By the time anyone reads this, I'll have walked across a stage and accepted a diploma that was the epitome of my high school years. I used to get anxiety about this exact moment. It took four years for me to turn that into excitement.
I stepped into school a bright-eyed 14-year-old whose heart was so big it made up about half of my weight. I had a love for learning and I still do. Movies and television series had sent me in with expectations of wild parties, cute boys, and classes that I would be able to breeze through. If there is only one piece of advice from this that you truly hold onto: expect nothing from high school or the people in it. Your experience is unique and incomparable to what anyone put up on a screen.

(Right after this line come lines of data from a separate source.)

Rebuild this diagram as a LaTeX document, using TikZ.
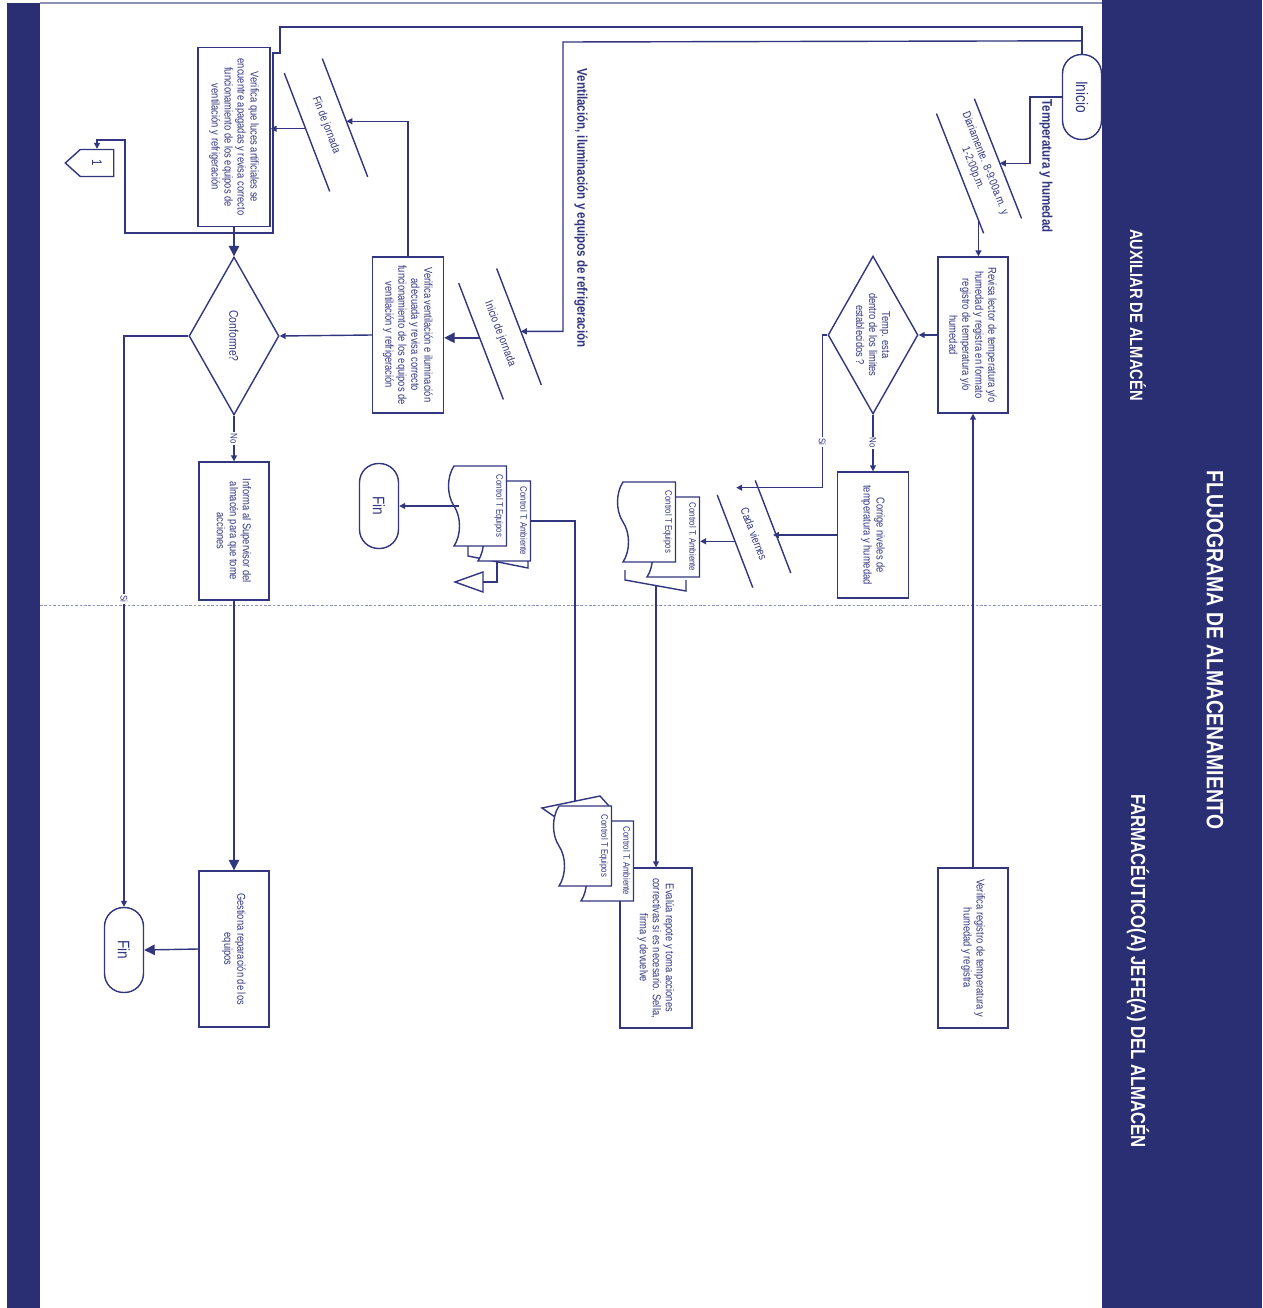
\documentclass[tikz,border=0pt]{standalone}
\usepackage{fontspec}
\setmainfont[FakeStretch=0.82]{Liberation Sans}
\usetikzlibrary{shapes.geometric,shapes.symbols,arrows.meta,calc,positioning}
\definecolor{navyband}{RGB}{42,47,116}
\definecolor{flowline}{RGB}{50,54,126}
\definecolor{framegrey}{RGB}{140,146,180}
\newcommand{\flowtxt}{\fontsize{6.5}{7.4}\selectfont}
\newcommand{\ioedges}[1]{\draw[ln] (#1.north west) -- (#1.north east) (#1.south west) -- (#1.south east);}

\begin{document}
\begin{tikzpicture}[x=0.02cm,y=-0.02cm,
    ln/.style={draw=flowline,line width=0.8pt},
    arr/.style={ln,-{Triangle[width=3.4pt,length=3.4pt]}},
    arrb/.style={ln,-{Triangle[width=6pt,length=6pt]}},
    act/.style={draw=flowline,line width=0.8pt,fill=white,rotate=-90,
                minimum width=3.12cm,minimum height=1.4cm,inner sep=2pt,
                align=center,text=flowline,font=\flowtxt},
    dec/.style={diamond,aspect=1.75,draw=flowline,line width=0.8pt,rotate=-90,
                minimum width=3.16cm,minimum height=1.8cm,inner sep=0pt,
                align=center,text=flowline,font=\flowtxt},
    term/.style={draw=flowline,line width=0.8pt,fill=white,rotate=-90,
                 rounded corners=0.38cm,minimum width=1.7cm,minimum height=0.78cm,
                 inner sep=0pt,text=flowline,font=\fontsize{9.5}{11}\selectfont},
    slantbox/.style={rotate=-69,minimum width=2.52cm,minimum height=0.8cm,
                     inner sep=0pt,align=center,text=flowline,font=\flowtxt},
    docbox/.style={tape,tape bend top=none,tape bend height=0.22cm,draw=flowline,
                   line width=0.8pt,fill=white,rotate=-90,minimum width=1.6cm,
                   minimum height=1.16cm,inner sep=0pt},
    doclbl/.style={rotate=-90,anchor=north,inner sep=2pt,text=flowline,
                   font=\fontsize{5.4}{6}\selectfont},
    offpage/.style={signal,signal to=south,signal pointer angle=84,draw=flowline,
                    line width=0.8pt,rotate=-90,minimum width=0.54cm,minimum height=0.74cm,
                    inner sep=0pt,text=flowline,font=\fontsize{8}{9}\selectfont},
    lbl/.style={fill=white,inner sep=0.8pt,rotate=-90,text=flowline,
                font=\fontsize{5.5}{6}\selectfont},
    ttl/.style={rotate=-90,text=flowline,font=\bfseries\fontsize{8}{9}\selectfont},
    lane/.style={rotate=-90,text=white,font=\bfseries\fontsize{10.2}{12}\selectfont}]

\useasboundingbox (0,0) rectangle (1262,1308);
\fill[white] (0,0) rectangle (1262,1308);
\draw[framegrey,line width=0.6pt] (40,3) -- (1102,3);
\draw[framegrey,line width=0.5pt,dash pattern=on 1.5pt off 1pt] (40,605) -- (1102,605);

% auxiliar: temperatura y humedad
\node[term] (inicio) at (1082,97) {Inicio};
\node[ttl] (ttemp) at (1046,166) {Temperatura y humedad};
\node[slantbox,rotate=0.5,minimum width=2.56cm] (diario) at (979,166) {Diariamente. 8-9:00a.m. y\\1-2:00p.m.};
\ioedges{diario}
\node[act] (revisa) at (973,335) {Revisa lector de temperatura y/o\\humedad y registra en formato\\registro de temperatura y/o\\humedad};
\node[dec] (tdec) at (873,335) {Temp. esta\\dentro de los limites\\establecidos ?};
\node[act,minimum width=2.52cm,minimum height=1.42cm] (corrige) at (873,535) {Corrige niveles de\\temperatura y humedad};
\node[slantbox,minimum width=1.97cm] (viernes) at (754,534) {Cada viernes};
\ioedges{viernes}

% registros control T
\draw[ln,fill=white] (625,570) -- (625,580) -- (686,591) -- (686,580);
\node[docbox] (amb1) at (676,537) {};
\node[doclbl] (amb1t) at (amb1.north) {Control T. Ambiente};
\node[docbox] (equ1) at (652,522) {};
\node[doclbl] (equ1t) at (equ1.north) {Control T Equipos};

\draw[ln] (468,546) -- (468,556) -- (528,568) -- (528,560);
\node[docbox] (amb2) at (507,521) {};
\node[doclbl] (amb2t) at (amb2.north) {Control T. Ambiente};
\node[docbox] (equ2) at (483,506) {};
\node[doclbl] (equ2t) at (equ2.north) {Control T Equipos};
\coordinate (tri2) at (483,582);
\draw[ln,fill=white] (tri2) ++(0,-10) -- ++(-28,10) -- ++(28,10) -- cycle;
\node[term] (fin1) at (379,506) {Fin};

% ventilacion, iluminacion y refrigeracion
\node[ttl] (tvent) at (581,208) {Ventilación, iluminación y equipos de refrigeración};
\node[slantbox,minimum width=2.48cm] (jor1) at (500,334) {Inicio de jornada};
\ioedges{jor1}
\node[act,minimum height=1.42cm] (venti) at (408,335) {Verifica ventilación e iluminación\\adecuada y revisa correcto\\funcionamiento de los equipos de\\ventilación y refrigeración};
\node[slantbox] (jfin) at (326,125) {Fin de jornada};
\ioedges{jfin}
\node[act,minimum width=3.58cm,minimum height=1.44cm] (luces) at (234,137) {Verifica que luces artificiales se\\encuentre apagadas y revisa correcto\\funcionamiento de los equipos de\\ventilación y refrigeración};
\node[offpage] (conn1) at (97,163) {1};
\node[dec,font=\fontsize{7.2}{8}\selectfont] (conf) at (234,336) {Conforme?};
\node[act,minimum width=2.76cm] (informa) at (234,531) {Informa al Supervisor del\\almacén para que tome\\acciones};

% farmaceutico jefe
\node[act,minimum width=3.2cm] (verreg) at (973,948) {Verifica registro de temperatura y\\humedad y registra};
\node[act,minimum width=3.2cm,minimum height=1.44cm] (evalua) at (656,948) {Evalúa repote y toma acciones\\correctivas si es necesario. Sella,\\firma y devuelve};
\draw[ln,fill=white] (555,817) -- (542,808) -- (600,796) -- (609,806);
\node[docbox] (amb3) at (610,861) {};
\node[doclbl] (amb3t) at (amb3.north) {Control T. Ambiente};
\node[docbox] (equ3) at (588,846) {};
\node[doclbl] (equ3t) at (equ3.north) {Control T Equipos};
\coordinate (tilt3) at ($(equ3.center)+(-13,-45)$);
\node[act] (gestiona) at (234,949) {Gestiona reparación de los\\equipos};
\node[term] (fin2) at (124,950) {Fin};

% conectores
\draw[arr] (inicio.south) -- (1030,97) |- ($(diario.north west)!0.54!(diario.north east)$);
\draw[arr] ($(diario.south west)!0.89!(diario.south east)$) coordinate (d2) -- (d2 |- revisa.west);
\draw[arr] (revisa.south) -- (tdec.north);
\draw[arr] (tdec.east) -- node[lbl]{No} (corrige.west);
\draw[arr] (tdec.south) -- ++(-5,0) |- node[lbl,pos=0.35]{Si} (viernes.west);
\draw[arr] (corrige.south) -- (corrige.south -| viernes.north);
\draw[arr] (viernes.south) -- (viernes.south -| amb1.north);
\draw[arr] ($(amb1.center)+(-20,49)$) coordinate (s1) -- (s1 |- evalua.west);
\draw[arr] (verreg.west) -- (revisa.east);
\draw[ln] (amb2.north) -| (tilt3);
\draw[ln] ($(amb2.center)+(-10,41)$) |- (tri2);
\draw[arr] (equ2.south) -- (fin1.north);

\draw[arr] (inicio.west) |- (280,27) -- (280,53) -- (273,53) -- (273,233) -- (125,233) -- (125,140) -| (conn1.west);
\draw[arr] ($(inicio.west)+(0,-13)$) -- (563,42) |- ($(jor1.north west)!0.54!(jor1.north east)$);
\draw[arrb] ($(jor1.south west)!0.47!(jor1.south east)$) coordinate (ja) -- (ja -| venti.north);
\draw[arr] (venti.south) -- (conf.north);
\draw[arr] (venti.west) |- ($(jfin.north west)!0.53!(jfin.north east)$);
\draw[arr] ($(jfin.south west)!0.47!(jfin.south east)$) coordinate (jf) -- (jf -| luces.north);
\draw[arrb] (luces.east) -- (conf.west);
\draw[arr] (conf.east) -- node[lbl]{No} (informa.west);
\draw[arr] (conf.south) -| node[lbl,pos=0.73]{Si} (fin2.west);
\draw[arrb] (informa.east) -- (gestiona.west);
\draw[arrb] (gestiona.south) -- (fin2.north);

% cabecera
\fill[navyband] (1102,0) rectangle (1262,1308);
\fill[navyband] (7,3) rectangle (40,1308);
\node[lane] (laneA) at (1138,315) {AUXILIAR DE ALMACÉN};
\node[lane,font=\bfseries\fontsize{13.4}{15}\selectfont] (titulo) at (1215,650) {FLUJOGRAMA DE ALMACENAMIENTO};
\node[lane,font=\bfseries\fontsize{11.6}{13}\selectfont] (laneB) at (1138,971) {FARMACÉUTICO(A) JEFE(A) DEL ALMACÉN};
\end{tikzpicture}
\end{document}
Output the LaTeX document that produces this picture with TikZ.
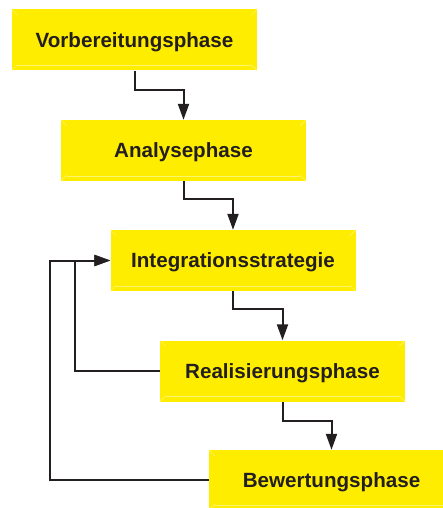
\documentclass[tikz,border=0pt]{standalone}
\usepackage{fontspec}
\setmainfont{Liberation Sans}
\usetikzlibrary{arrows.meta}
\definecolor{phasefill}{HTML}{FFED00}
\definecolor{phaseedge}{HTML}{FFF56E}
\definecolor{ink}{HTML}{231F20}
\tikzset{
  phase/.style={rectangle, fill=phasefill, draw=none, minimum width=245pt,
    minimum height=61pt, inner sep=0pt, text=ink, text height=14.7pt,
    text depth=0pt, font=\fontsize{20.6}{24}\selectfont\bfseries},
  flow/.style={draw=ink, line width=2pt, -{Triangle[length=16pt,width=11pt]}},
  bevel/.style={draw=phaseedge, line width=0.7pt}
}
\begin{document}
\begin{tikzpicture}[x=1pt,y=-1pt]
\useasboundingbox (0,0) rectangle (443,508);
\clip (0,0) rectangle (443,508);
% phase boxes
\node[phase] (b1) at (134.5,40)  {Vorbereitungsphase};
\node[phase] (b2) at (183.5,150.5) {Analysephase};
\node[phase] (b3) at (233,260.5) {Integrationsstrategie};
\node[phase] (b4) at (282.5,371) {Realisierungsphase};
\node[phase, minimum height=60pt] (b5) at (331.5,480) {Bewertungsphase};
% bevelled edges of the boxes
\foreach \n in {b1,b2,b3,b4,b5}{
  \draw[bevel] (\n.north west) -- ++(6,6);
  \draw[bevel] (\n.north east) -- ++(-6,6);
  \draw[bevel] (\n.south west) -- ++(6,-6);
  \draw[bevel] (\n.south east) -- ++(-6,-6);
  \draw[bevel] ([shift={(6,-5)}]\n.south west) -- ([shift={(-6,-5)}]\n.south east);
}
% forward flow
\draw[flow] (b1.south) -- ++(0,19) -| (b2.north);
\draw[flow] (b2.south) -- ++(0,18) -| (b3.north);
\draw[flow] (b3.south) -- ++(0,18) -| (b4.north);
\draw[flow] (b4.south) -- ++(0,19) -| (b5.north);
% feedback loops
\draw[flow] (b5.west) -- ++(-158.5,0) |- (b3.west);
\draw[flow] (b4.west) -- ++(-85,0) |- (b3.west);
\end{tikzpicture}
\end{document}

Be prepared for waves of transformation. For some reason I was expecting it to hit me all at once -- I was wrong. I was also optimistic in the hopes that it would also all be positive. Once again, incorrect. What this taught me, though, is that the universe has a way of making up anything that happens to you, good and bad.
These are not going to be the people that you spend the rest of your life with. You are not meant to get along with everyone. Your friend group with continue to become smaller and smaller and time goes by, and that is OK because those are the people that are meant to stay. Listen to your friends; they have your best interest at heart.
Pay attention to those that take your feelings into consideration when they make decisions. Those are the ones that you want to stick around.
Do not spend nights awake going over and over something in your head unless it is good. You could be sleeping. There is nothing I regret more than losing sleep over things that don't even matter to me anymore. Yes, I know everyone has told you this, and yes, it is absolutely true when people say that it won't matter in a year.
There are going to be moments when you think that you're not going to be able to survive. Sometimes, even worse things happen: you survive. Accept the challenge of moving on from a situation and hold your head up high while you do.
Don't sweat the small stuff. You'll fail a test... I failed a few. I also came to school late, and sometimes I didn't come to school at all. In the end, it really didn't matter.
Be heartfelt. Apologize when you know that you're supposed to. Never be too prideful to acknowledge when you've done something wrong. Tell the truth. Use your honesty. Use your conscious. Use your gut; it's almost always right.
There is so much beauty in kindness, and it is something that no one can take away from you.
Write everything down. You will want to remember laughing at three AM on your best friend's kitchen floor and the way it felt to watch the sun set while you drove your friends home while blasting music.
There are going to be many "last times." I urge you to embrace every single situation that you realize will be one of those times and enjoy it. There are going to be quite a few things you cannot wait to be rid of when you leave, but those memories will not be one of them.
Lastly, appreciate where you are right now, in this moment, because it is a fleeting one.